Thomas, for his part, has luxuriated for decades in extravagant gifts from his own conservative benefactor, Harlan Crow, who has spent billions funding cases before the court. Crow, a politically conservative megadonor, lavished Thomas with extravagant gifts valued at millions, which Thomas failed to disclose. Crow directly represented corporate interests that filed briefs in eight different Supreme Court cases, and Thomas supported Crow’s preferred outcome in every single one of them.
While living in the arms of donor largesse, Thomas has also repeatedly ruled against donor disclosure requirements. Small wonder. Even the legalized bribery of Citizens United, which allows corporations to buy elections with unlimited campaign contributions, didn’t go far enough for Thomas, who dissented just to issue a scathing tirade against the public’s right to know which uber-wealthy donor contributed how much, to whom, and when.

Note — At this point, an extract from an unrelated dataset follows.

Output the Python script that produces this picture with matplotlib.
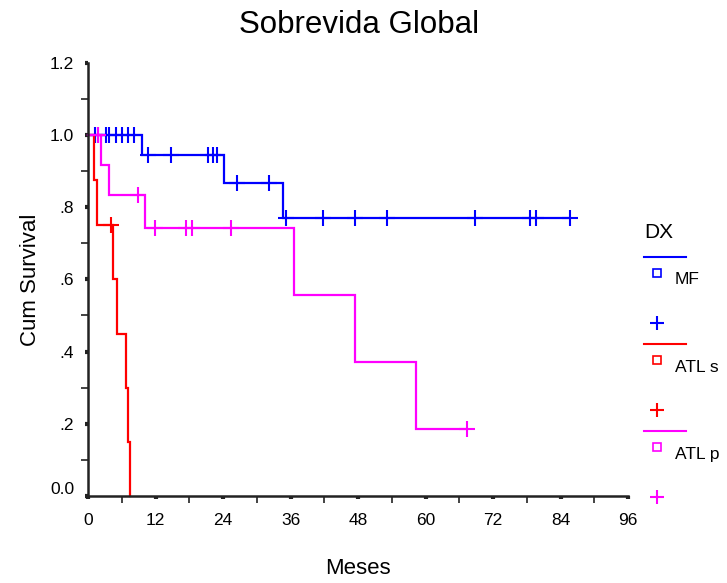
import numpy as np
import matplotlib
matplotlib.use("Agg")
import matplotlib.pyplot as plt
import matplotlib.transforms as mtransforms
from matplotlib.lines import Line2D

plt.rcParams['font.family'] = ['Liberation Sans', 'DejaVu Sans']

# ---- data (Kaplan-Meier steps) ----
groups = ["MF", "ATL s", "ATL p"]
colors = ["#0000ff", "#ff0000", "#ff00ff"]

mf_times = [0, 9.6, 24.1, 34.6, 85.7]
mf_surv = [1.0, 0.944, 0.866, 0.770, 0.770]
mf_cens = [1.2, 1.8, 3.2, 3.8, 4.9, 6.0, 7.1, 8.1, 10.7, 14.7, 21.3, 22.2, 23.0,
           26.4, 32.2, 35.2, 41.8, 47.5, 53.1, 68.8, 78.6, 79.6, 85.7]

atls_times = [0, 1.07, 1.66, 4.5, 5.1, 6.8, 7.1, 7.5]
atls_surv = [1.0, 0.875, 0.75, 0.60, 0.45, 0.30, 0.15, 0.0]
atls_cens = [4.0]

atlp_times = [0, 2.25, 3.67, 10.2, 36.6, 47.5, 58.3, 67.4]
atlp_surv = [1.0, 0.917, 0.833, 0.741, 0.556, 0.370, 0.185, 0.185]
atlp_cens = [1.8, 8.8, 11.9, 17.4, 18.4, 25.5, 67.4]

xticks = [0, 12, 24, 36, 48, 60, 72, 84, 96]
yticks = [0.0, 0.2, 0.4, 0.6, 0.8, 1.0, 1.2]
ytick_labels = ["0.0", ".2", ".4", ".6", ".8", "1.0", "1.2"]

series = [(mf_times, mf_surv, mf_cens),
          (atls_times, atls_surv, atls_cens),
          (atlp_times, atlp_surv, atlp_cens)]

W, H = 727, 583
fig = plt.figure(figsize=(W / 100, H / 100), dpi=100)
L, R, T, B = 88, 628, 62.7, 496
ax = fig.add_axes([L / W, (H - B) / H, (R - L) / W, (B - T) / H])

for (t, s, c), col in zip(series, colors):
    ax.step(t, s, where='post', color=col, lw=1.6, solid_joinstyle='miter', clip_on=False)
    t_arr = np.asarray(t)
    s_arr = np.asarray(s)
    idx = np.searchsorted(t_arr, np.asarray(c), side='right') - 1
    ax.plot(c, s_arr[idx], linestyle='none', marker='+', markersize=11,
            mew=1.5, color=col, clip_on=False)

ax.set_xlim(0, 96)
ax.set_ylim(0, 1.2)
ax.set_xticks(xticks)
ax.set_xticks(np.arange(6, 96, 12), minor=True)
ax.set_yticks(yticks)
ax.set_yticklabels(ytick_labels)
ax.set_yticks(np.arange(0.1, 1.2, 0.2), minor=True)
for sp in ['top', 'right']:
    ax.spines[sp].set_visible(False)
for sp in ['left', 'bottom']:
    ax.spines[sp].set_linewidth(1.8)
    ax.spines[sp].set_color('#222222')
ax.tick_params(which='major', length=2, width=3, color='#222222', labelsize=12.5, pad=8)
ax.tick_params(which='minor', length=5, width=1.2, color='#222222')
ax.tick_params(axis='x', which='major', pad=10)

# the "0.0" label sits slightly above its tick in the reference
lbl0 = ax.get_yticklabels()[0]
lbl0.set_transform(lbl0.get_transform() +
                   mtransforms.ScaledTranslation(0, 8 / 100, fig.dpi_scale_trans))

fig.text(359 / W, 1 - 25 / H, "Sobrevida Global", ha='center', va='center', fontsize=22.5)
fig.text(30 / W, 1 - 280 / H, "Cum Survival", ha='center', va='center', rotation=90, fontsize=16)
fig.text(358 / W, 1 - 568 / H, "Meses", ha='center', va='center', fontsize=16)

# legend
fig.text(644 / W, 1 - 232 / H, "DX", ha='left', va='center', fontsize=15)
line_y = [257, 344, 431]
for g, col, ly in zip(groups, colors, line_y):
    fig.add_artist(Line2D([644 / W, 686 / W], [1 - ly / H, 1 - ly / H], color=col, lw=1.5))
    fig.add_artist(Line2D([657 / W], [1 - (ly + 16) / H], marker='s', markersize=5.5,
                          markerfacecolor='white', markeredgecolor=col, mew=1.2, linestyle='none'))
    fig.text(675 / W, 1 - (ly + 23) / H, g, ha='left', va='center', fontsize=12.5)
    fig.add_artist(Line2D([657 / W], [1 - (ly + 66) / H], marker='+', markersize=10,
                          color=col, mew=1.5, linestyle='none'))

fig.savefig("out.png", dpi=100)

One of the most glaring deficits of the Court’s new code is its lack of enforcement. Instead of mandating, directing, or using the word “shall,” the code grovels before its own authors, flattering them with meek suggestions that justices “should,” “should not” and might “endeavor to” act in certain ways.
The code only looks forward, not backward, and there are no penalties and no provisions for investigating Alito and Thomas’ conduct anyway. The code fails to create an inspector general, a retired jurist panel, or any other entity with oversight authority over the court, so the members will continue to be their own personal judges.
Another outrageous defect is the lack of recusal, a matter raised consistently after Alito and Thomas ruled in favor of their benefactors and self interests, and after Thomas flat out refused to recuse himself from a case involving Trump’s efforts to stay in power, a cause his wife, Virginia, was deeply involved in. While the Federal law on recusal mandates recusal in conflicts like these, this code merely says the justices “should” disqualify themselves.
Given that Alito and Thomas are in bed with the deadly NRA and fossil fuel agendas, their refusal to recuse in climate and gun cases has enormous life and death implications. They cherry pick which history to embrace, and Dobbs made clear they make it up as they go along. It seems we’re under an unelected monarchy after all.